What to do: Whenever a line contains the string "that", copy it out of the entries.
## START Extracted material
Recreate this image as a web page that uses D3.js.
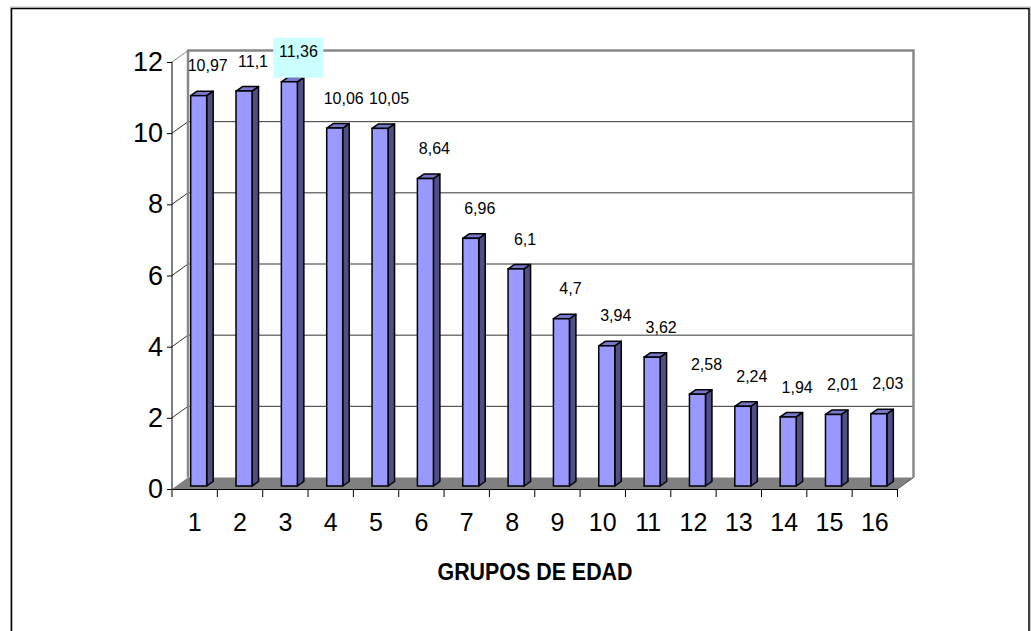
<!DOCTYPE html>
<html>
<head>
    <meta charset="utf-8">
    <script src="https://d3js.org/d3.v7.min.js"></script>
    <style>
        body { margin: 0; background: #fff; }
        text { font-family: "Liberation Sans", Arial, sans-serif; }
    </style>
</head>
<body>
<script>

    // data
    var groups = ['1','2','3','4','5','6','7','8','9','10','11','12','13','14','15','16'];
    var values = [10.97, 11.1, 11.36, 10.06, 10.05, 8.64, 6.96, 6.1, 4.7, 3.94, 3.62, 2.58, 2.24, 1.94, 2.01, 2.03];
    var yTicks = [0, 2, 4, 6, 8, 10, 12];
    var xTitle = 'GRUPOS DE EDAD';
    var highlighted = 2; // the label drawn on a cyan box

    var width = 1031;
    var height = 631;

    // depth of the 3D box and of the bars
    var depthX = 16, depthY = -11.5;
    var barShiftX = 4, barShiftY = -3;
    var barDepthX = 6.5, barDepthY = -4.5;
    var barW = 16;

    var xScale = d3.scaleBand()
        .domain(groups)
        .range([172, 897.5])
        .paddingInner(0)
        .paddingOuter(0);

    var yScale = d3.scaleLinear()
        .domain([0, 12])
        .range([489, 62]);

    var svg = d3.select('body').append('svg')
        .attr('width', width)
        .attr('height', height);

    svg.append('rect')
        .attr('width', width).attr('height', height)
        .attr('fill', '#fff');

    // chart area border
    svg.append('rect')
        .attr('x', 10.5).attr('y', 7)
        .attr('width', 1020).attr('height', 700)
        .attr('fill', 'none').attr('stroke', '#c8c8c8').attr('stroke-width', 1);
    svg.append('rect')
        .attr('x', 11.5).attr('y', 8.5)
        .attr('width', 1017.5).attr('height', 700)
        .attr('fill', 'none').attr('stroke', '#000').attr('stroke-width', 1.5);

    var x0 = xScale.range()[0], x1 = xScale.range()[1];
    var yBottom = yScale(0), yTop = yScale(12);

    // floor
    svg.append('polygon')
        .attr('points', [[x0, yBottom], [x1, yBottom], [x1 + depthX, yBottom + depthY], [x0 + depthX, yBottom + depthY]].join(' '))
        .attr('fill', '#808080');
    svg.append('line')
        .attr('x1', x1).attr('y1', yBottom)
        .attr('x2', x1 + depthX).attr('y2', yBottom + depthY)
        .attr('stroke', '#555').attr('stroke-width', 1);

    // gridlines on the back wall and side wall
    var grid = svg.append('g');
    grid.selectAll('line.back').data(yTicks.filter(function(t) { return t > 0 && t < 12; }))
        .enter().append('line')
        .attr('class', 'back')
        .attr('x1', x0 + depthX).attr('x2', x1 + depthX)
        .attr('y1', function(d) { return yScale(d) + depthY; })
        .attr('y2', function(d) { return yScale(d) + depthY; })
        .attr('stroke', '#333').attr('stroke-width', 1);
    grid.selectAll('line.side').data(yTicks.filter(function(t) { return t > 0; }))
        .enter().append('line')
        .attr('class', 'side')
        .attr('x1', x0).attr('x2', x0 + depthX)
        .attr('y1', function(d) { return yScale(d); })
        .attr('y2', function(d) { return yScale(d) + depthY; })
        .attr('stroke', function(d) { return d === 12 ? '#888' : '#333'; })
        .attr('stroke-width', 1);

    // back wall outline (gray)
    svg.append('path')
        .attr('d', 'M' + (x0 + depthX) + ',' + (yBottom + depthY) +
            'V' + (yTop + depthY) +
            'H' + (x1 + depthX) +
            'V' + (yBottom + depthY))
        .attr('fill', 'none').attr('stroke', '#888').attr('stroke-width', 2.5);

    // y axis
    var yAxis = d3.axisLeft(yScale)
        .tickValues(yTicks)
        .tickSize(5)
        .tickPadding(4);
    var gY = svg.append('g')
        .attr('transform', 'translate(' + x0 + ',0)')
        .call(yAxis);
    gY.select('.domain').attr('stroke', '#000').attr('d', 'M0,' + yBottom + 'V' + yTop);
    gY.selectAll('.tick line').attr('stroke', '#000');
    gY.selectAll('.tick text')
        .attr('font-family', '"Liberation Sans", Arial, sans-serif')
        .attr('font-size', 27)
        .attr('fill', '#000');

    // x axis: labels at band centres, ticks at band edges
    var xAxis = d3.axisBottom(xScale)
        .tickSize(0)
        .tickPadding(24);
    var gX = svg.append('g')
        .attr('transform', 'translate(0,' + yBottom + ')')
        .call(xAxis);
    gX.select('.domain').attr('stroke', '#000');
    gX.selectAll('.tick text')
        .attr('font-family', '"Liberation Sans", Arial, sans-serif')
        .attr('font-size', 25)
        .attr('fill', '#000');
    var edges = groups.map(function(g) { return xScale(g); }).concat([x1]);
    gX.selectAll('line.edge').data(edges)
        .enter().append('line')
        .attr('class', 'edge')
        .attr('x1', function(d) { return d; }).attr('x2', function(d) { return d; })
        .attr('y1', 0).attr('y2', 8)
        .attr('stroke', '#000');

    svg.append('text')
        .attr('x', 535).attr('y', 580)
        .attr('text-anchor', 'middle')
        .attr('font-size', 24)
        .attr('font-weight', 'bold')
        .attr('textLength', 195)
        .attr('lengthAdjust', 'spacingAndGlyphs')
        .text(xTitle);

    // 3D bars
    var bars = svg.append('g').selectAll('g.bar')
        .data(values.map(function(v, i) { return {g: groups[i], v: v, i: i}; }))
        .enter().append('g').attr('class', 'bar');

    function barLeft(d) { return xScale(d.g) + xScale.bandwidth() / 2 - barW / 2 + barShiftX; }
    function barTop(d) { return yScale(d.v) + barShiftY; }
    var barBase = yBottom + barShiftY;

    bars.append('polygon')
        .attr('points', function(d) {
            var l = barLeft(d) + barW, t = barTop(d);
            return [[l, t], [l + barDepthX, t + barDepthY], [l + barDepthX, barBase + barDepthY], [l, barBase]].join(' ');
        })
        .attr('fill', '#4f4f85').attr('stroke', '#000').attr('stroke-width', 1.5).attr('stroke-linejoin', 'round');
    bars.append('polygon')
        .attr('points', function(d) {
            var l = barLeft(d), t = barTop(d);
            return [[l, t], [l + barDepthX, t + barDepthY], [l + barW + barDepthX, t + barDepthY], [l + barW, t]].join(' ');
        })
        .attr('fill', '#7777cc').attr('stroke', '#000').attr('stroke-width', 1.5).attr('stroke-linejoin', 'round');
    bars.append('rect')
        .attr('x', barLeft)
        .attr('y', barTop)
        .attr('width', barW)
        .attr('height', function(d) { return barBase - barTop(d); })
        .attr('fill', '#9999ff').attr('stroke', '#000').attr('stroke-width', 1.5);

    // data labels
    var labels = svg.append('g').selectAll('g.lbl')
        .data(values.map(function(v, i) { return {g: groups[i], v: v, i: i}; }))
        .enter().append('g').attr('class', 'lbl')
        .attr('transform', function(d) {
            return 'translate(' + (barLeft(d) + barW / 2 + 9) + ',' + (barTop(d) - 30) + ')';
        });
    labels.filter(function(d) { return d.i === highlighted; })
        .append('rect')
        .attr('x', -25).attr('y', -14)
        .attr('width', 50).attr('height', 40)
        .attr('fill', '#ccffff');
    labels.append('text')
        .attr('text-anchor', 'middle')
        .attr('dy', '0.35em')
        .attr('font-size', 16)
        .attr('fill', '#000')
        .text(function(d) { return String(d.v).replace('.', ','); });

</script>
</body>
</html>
## END Extracted material
## START Extracted material
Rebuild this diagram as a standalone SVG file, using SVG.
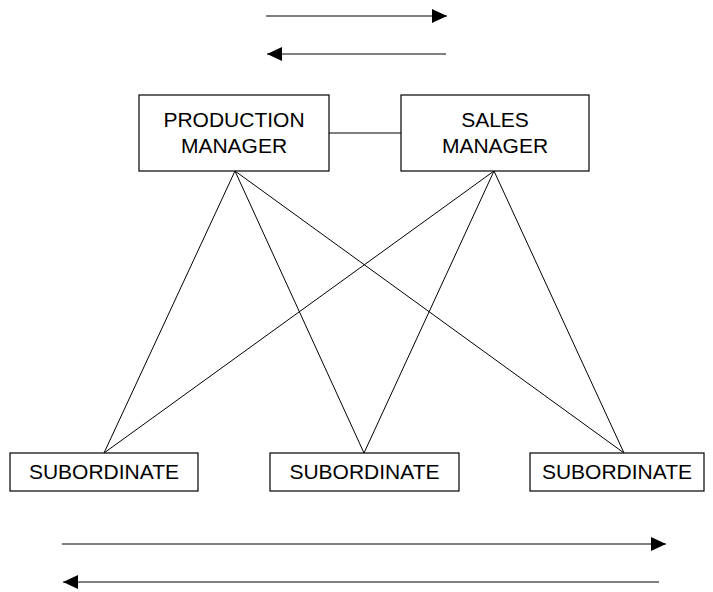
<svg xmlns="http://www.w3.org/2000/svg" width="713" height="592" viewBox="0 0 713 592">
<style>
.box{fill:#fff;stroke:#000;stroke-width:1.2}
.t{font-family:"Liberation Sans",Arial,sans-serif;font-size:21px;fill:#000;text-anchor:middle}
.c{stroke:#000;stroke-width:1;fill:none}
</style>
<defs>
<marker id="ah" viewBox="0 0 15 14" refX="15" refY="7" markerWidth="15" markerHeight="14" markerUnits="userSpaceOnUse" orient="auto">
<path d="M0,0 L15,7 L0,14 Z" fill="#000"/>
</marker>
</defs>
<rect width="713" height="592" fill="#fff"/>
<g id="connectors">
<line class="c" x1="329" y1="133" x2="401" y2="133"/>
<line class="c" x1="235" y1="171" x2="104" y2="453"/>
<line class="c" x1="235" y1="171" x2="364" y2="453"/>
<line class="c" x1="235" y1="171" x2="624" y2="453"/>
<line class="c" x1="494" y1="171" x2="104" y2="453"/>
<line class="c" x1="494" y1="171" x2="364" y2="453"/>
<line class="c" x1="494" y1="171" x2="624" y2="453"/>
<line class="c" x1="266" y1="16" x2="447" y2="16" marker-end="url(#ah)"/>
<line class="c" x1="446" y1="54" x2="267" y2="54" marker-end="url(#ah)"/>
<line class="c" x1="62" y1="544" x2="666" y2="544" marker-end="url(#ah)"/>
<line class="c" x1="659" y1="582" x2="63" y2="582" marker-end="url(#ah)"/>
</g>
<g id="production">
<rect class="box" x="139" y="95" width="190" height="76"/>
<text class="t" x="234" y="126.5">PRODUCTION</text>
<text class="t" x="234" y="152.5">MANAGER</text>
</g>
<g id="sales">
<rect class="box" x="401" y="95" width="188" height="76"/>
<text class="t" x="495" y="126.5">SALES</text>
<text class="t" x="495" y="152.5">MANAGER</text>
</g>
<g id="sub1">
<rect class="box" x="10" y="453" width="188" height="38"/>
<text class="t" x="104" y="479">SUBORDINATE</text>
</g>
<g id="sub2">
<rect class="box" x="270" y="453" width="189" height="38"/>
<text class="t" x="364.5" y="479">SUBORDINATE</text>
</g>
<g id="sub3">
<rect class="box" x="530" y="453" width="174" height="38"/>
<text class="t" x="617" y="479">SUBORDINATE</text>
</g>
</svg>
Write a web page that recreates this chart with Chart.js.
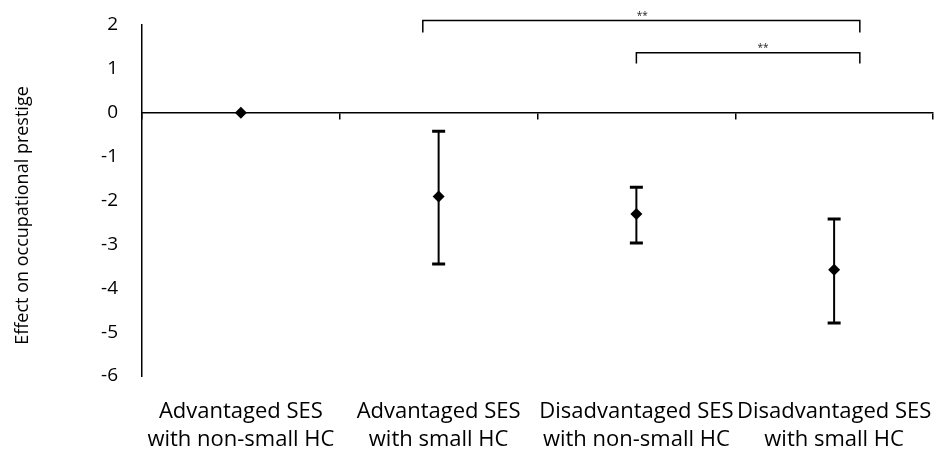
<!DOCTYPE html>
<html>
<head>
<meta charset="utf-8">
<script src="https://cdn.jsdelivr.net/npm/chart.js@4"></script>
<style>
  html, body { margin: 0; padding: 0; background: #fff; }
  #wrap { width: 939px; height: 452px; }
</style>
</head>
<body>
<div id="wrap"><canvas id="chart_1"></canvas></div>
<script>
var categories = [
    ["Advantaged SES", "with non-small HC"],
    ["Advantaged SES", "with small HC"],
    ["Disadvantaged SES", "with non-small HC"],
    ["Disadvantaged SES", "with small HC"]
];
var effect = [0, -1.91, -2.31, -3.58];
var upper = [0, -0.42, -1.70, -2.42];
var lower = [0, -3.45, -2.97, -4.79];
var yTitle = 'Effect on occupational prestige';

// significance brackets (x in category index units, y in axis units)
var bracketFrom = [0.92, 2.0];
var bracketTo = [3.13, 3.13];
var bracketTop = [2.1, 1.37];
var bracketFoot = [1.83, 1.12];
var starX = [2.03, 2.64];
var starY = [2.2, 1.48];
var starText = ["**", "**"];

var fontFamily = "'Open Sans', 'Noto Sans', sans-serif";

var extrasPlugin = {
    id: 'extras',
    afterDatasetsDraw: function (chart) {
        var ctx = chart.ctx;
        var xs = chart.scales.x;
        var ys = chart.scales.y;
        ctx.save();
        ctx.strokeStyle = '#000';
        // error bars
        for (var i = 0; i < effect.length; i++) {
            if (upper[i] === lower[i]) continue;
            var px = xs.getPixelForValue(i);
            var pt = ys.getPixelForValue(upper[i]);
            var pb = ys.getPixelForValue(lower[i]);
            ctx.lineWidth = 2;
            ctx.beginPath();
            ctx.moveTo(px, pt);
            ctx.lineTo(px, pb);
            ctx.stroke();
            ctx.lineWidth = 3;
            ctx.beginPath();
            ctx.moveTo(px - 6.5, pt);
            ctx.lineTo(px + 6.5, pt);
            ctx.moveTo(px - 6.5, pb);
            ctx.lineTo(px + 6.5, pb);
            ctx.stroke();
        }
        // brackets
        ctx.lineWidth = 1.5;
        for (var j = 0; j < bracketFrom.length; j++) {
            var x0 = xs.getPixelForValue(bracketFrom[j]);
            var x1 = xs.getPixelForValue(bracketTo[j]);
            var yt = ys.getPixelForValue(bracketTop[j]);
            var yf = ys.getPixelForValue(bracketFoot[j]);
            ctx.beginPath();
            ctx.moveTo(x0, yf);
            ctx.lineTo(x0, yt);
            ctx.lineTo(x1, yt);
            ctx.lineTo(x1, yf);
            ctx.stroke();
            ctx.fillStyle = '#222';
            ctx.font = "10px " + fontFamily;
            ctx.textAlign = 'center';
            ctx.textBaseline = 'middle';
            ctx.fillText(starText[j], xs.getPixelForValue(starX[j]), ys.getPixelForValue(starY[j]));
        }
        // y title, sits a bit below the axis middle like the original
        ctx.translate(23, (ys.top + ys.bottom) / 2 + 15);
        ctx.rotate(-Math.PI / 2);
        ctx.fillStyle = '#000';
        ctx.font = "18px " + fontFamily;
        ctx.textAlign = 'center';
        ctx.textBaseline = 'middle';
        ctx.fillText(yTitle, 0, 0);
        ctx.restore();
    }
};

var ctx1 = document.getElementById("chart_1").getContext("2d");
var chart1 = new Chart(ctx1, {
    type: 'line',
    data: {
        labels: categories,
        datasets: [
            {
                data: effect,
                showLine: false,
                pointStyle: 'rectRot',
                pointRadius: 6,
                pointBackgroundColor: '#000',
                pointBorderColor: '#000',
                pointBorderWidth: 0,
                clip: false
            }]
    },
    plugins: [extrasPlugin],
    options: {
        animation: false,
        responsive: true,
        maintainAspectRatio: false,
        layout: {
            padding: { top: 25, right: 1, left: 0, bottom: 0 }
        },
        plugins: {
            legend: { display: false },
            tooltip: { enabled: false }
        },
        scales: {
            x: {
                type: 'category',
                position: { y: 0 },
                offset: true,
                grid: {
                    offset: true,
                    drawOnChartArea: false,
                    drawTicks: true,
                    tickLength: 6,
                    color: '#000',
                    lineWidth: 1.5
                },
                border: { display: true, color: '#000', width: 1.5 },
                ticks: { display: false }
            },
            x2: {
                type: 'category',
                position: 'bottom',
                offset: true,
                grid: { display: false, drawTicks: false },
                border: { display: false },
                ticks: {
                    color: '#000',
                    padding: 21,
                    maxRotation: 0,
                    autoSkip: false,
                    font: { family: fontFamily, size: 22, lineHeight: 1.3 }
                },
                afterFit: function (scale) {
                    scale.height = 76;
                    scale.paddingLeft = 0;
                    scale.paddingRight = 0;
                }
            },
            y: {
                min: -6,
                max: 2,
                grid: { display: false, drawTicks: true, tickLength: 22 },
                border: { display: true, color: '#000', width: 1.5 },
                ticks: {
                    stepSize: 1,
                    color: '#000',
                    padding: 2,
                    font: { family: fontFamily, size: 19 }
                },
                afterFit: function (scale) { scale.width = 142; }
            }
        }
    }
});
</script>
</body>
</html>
## END Extracted material
Final result:
Recreate this image as a web page that uses D3.js.
Write a web page that recreates this chart with Chart.js.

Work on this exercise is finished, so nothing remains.